> _Set exercise_
Within the entries below, please return exactly the lines from the one with "Clone this chart" through the one with "const nonFilteredNonIrradiatedP = [0.01];", leaving out any pictures.

[Entries with chart source code]
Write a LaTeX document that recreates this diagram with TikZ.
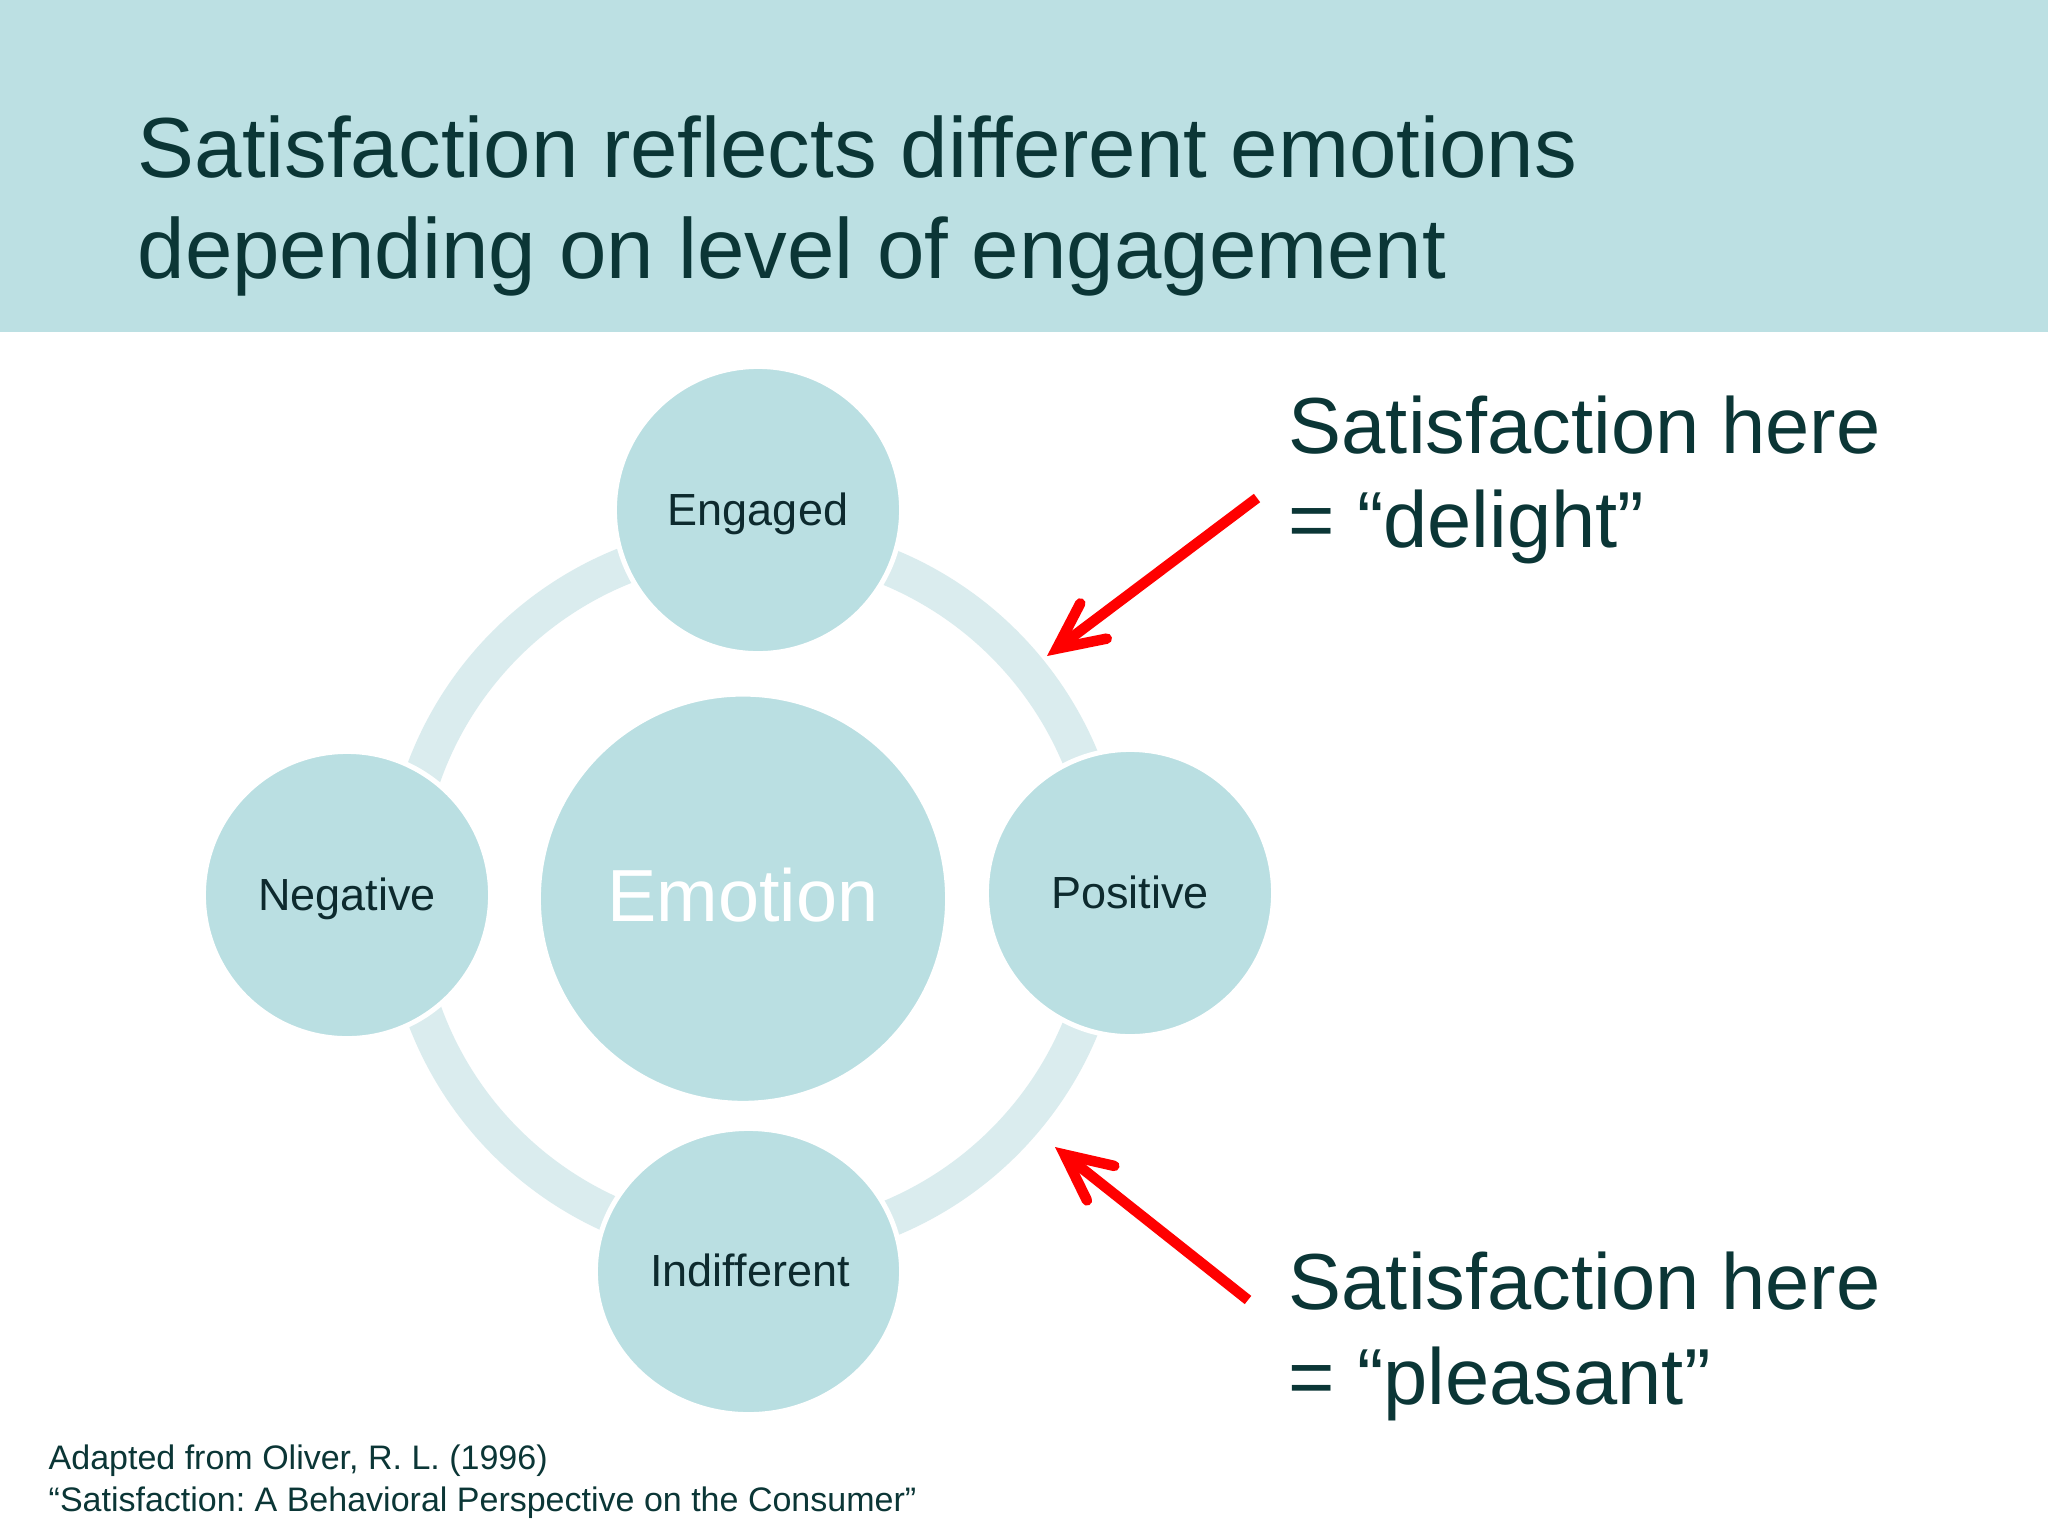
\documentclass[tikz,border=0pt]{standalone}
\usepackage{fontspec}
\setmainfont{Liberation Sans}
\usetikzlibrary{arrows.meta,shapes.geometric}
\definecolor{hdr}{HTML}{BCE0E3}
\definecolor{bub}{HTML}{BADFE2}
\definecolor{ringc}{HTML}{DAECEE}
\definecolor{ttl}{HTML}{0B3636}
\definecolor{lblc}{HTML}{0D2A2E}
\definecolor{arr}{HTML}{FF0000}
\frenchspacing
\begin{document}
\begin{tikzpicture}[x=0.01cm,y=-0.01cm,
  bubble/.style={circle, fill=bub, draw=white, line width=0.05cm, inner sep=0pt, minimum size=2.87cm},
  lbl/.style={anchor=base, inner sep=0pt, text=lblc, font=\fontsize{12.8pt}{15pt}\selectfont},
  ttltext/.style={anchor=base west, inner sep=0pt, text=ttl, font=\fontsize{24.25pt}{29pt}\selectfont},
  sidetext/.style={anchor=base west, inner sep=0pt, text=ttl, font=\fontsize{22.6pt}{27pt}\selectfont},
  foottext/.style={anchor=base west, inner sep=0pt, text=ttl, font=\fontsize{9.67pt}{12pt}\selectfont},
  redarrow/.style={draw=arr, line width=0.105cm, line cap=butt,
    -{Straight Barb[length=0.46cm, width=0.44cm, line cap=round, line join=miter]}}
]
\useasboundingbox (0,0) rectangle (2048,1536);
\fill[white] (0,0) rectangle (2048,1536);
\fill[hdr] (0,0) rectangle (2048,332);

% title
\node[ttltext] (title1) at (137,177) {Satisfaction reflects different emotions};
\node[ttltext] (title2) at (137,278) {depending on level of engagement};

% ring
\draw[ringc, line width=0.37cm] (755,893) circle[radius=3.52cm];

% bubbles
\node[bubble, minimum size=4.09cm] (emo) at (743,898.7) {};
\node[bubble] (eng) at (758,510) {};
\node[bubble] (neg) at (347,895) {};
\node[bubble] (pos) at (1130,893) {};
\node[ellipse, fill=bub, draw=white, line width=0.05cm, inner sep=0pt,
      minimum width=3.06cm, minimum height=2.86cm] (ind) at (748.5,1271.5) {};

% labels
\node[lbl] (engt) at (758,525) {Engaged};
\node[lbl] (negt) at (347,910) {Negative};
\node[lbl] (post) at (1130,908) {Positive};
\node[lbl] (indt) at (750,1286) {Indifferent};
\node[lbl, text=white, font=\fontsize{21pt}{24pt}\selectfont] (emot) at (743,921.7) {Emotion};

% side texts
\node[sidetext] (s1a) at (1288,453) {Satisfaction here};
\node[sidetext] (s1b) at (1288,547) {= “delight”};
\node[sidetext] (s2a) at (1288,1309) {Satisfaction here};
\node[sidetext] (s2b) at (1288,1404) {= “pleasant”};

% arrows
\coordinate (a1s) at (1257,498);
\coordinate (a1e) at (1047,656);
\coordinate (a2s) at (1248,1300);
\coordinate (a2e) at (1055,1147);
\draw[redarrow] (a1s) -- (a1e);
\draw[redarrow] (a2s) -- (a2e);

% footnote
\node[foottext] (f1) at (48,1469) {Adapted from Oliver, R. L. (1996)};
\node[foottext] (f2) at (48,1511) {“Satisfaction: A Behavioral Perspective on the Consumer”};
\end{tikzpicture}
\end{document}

==

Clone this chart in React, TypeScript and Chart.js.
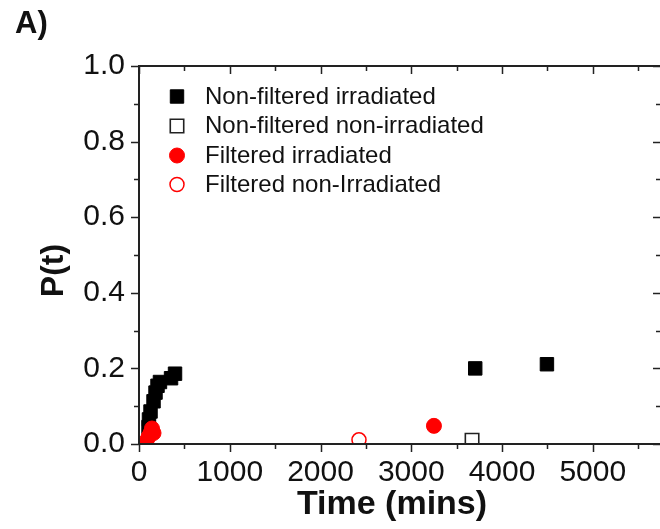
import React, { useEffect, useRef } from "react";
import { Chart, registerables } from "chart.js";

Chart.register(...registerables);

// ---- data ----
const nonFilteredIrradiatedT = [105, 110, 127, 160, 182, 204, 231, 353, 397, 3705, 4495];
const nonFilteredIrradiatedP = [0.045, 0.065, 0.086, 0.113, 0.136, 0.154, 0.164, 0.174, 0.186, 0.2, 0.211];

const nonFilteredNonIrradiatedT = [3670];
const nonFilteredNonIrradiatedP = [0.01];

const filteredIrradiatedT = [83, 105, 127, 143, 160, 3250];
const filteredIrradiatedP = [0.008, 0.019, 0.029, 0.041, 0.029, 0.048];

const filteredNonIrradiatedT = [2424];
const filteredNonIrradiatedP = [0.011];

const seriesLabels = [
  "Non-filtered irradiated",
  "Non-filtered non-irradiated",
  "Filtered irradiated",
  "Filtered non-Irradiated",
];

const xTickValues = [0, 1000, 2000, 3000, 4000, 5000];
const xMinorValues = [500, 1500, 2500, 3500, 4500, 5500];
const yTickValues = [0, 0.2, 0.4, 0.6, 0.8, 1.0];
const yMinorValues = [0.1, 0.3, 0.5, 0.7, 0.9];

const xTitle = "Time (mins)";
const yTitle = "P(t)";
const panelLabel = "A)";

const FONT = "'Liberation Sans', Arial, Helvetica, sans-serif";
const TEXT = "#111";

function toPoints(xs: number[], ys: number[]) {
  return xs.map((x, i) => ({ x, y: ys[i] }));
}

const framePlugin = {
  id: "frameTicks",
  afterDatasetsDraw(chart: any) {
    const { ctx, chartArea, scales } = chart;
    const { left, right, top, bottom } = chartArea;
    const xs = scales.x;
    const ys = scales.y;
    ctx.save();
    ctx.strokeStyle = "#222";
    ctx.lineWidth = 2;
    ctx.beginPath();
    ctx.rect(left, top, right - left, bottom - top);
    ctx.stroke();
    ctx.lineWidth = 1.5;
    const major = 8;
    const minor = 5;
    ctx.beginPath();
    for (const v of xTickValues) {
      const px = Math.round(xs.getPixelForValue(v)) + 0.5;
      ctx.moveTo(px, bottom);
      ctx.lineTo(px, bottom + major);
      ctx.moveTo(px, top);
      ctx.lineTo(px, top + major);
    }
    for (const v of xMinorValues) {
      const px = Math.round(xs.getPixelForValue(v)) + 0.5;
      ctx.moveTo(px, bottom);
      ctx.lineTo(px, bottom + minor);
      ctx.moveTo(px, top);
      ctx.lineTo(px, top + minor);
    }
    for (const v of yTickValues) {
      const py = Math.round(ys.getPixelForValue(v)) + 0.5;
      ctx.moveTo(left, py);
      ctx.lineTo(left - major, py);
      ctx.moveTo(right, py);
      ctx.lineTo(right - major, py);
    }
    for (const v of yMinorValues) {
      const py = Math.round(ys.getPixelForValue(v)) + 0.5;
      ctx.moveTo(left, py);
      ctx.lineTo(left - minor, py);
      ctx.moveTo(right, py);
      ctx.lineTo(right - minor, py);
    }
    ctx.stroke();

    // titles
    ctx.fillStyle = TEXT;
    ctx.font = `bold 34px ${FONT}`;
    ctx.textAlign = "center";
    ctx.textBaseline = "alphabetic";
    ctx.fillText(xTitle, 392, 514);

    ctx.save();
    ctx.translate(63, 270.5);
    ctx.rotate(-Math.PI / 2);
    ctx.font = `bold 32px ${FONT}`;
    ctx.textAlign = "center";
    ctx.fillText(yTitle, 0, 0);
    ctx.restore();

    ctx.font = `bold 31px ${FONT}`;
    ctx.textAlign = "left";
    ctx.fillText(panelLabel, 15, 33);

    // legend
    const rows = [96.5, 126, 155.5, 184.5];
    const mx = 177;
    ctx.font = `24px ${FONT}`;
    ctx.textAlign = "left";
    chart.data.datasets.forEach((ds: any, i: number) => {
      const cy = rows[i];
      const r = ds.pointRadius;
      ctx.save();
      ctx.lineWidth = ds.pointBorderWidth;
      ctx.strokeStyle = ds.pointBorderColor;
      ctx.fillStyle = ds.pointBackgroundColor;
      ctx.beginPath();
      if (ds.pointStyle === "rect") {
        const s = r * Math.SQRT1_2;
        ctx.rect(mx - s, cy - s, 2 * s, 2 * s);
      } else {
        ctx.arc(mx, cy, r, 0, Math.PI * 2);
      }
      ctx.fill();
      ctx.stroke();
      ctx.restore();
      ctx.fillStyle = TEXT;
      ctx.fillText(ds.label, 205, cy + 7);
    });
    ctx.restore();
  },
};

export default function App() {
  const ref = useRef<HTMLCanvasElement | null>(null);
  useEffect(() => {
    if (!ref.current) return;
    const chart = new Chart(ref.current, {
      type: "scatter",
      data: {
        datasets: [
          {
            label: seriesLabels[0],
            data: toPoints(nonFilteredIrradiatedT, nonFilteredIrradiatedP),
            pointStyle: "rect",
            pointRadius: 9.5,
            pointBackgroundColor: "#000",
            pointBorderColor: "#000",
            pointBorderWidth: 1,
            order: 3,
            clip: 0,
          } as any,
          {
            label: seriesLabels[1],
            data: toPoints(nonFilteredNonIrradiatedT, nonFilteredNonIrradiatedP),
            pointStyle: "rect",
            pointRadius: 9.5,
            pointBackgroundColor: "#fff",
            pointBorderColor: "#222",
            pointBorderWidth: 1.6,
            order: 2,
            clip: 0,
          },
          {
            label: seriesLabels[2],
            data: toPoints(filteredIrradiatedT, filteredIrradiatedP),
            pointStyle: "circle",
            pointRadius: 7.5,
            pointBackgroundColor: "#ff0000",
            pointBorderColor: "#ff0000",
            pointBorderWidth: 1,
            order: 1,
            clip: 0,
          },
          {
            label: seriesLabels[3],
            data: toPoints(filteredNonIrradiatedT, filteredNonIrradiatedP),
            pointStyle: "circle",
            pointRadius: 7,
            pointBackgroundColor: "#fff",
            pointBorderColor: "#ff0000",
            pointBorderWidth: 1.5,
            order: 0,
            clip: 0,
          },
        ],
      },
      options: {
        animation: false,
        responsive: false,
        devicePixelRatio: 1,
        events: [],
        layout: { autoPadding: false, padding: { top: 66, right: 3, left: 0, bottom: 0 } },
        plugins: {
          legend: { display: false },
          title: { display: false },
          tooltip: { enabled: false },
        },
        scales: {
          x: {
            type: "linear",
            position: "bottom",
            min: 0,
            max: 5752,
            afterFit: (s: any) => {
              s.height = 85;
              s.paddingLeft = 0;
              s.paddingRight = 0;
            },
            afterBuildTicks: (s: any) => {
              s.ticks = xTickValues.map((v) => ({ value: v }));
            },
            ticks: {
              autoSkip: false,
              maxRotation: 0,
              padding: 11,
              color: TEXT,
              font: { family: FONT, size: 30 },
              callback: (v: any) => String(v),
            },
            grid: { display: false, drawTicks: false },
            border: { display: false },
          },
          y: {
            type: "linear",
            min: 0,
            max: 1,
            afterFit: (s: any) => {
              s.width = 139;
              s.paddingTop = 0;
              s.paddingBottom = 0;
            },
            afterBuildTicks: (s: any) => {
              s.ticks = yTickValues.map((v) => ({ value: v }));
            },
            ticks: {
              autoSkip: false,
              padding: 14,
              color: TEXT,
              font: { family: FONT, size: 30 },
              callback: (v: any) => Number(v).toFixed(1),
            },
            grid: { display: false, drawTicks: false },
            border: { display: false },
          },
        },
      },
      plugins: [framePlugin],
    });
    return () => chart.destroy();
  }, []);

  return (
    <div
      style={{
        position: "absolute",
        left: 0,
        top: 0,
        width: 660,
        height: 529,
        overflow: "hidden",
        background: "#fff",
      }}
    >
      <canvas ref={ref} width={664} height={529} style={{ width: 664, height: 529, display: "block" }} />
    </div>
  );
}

> _Correct response_
Clone this chart in React, TypeScript and Chart.js.
import React, { useEffect, useRef } from "react";
import { Chart, registerables } from "chart.js";

Chart.register(...registerables);

// ---- data ----
const nonFilteredIrradiatedT = [105, 110, 127, 160, 182, 204, 231, 353, 397, 3705, 4495];
const nonFilteredIrradiatedP = [0.045, 0.065, 0.086, 0.113, 0.136, 0.154, 0.164, 0.174, 0.186, 0.2, 0.211];

const nonFilteredNonIrradiatedT = [3670];
const nonFilteredNonIrradiatedP = [0.01];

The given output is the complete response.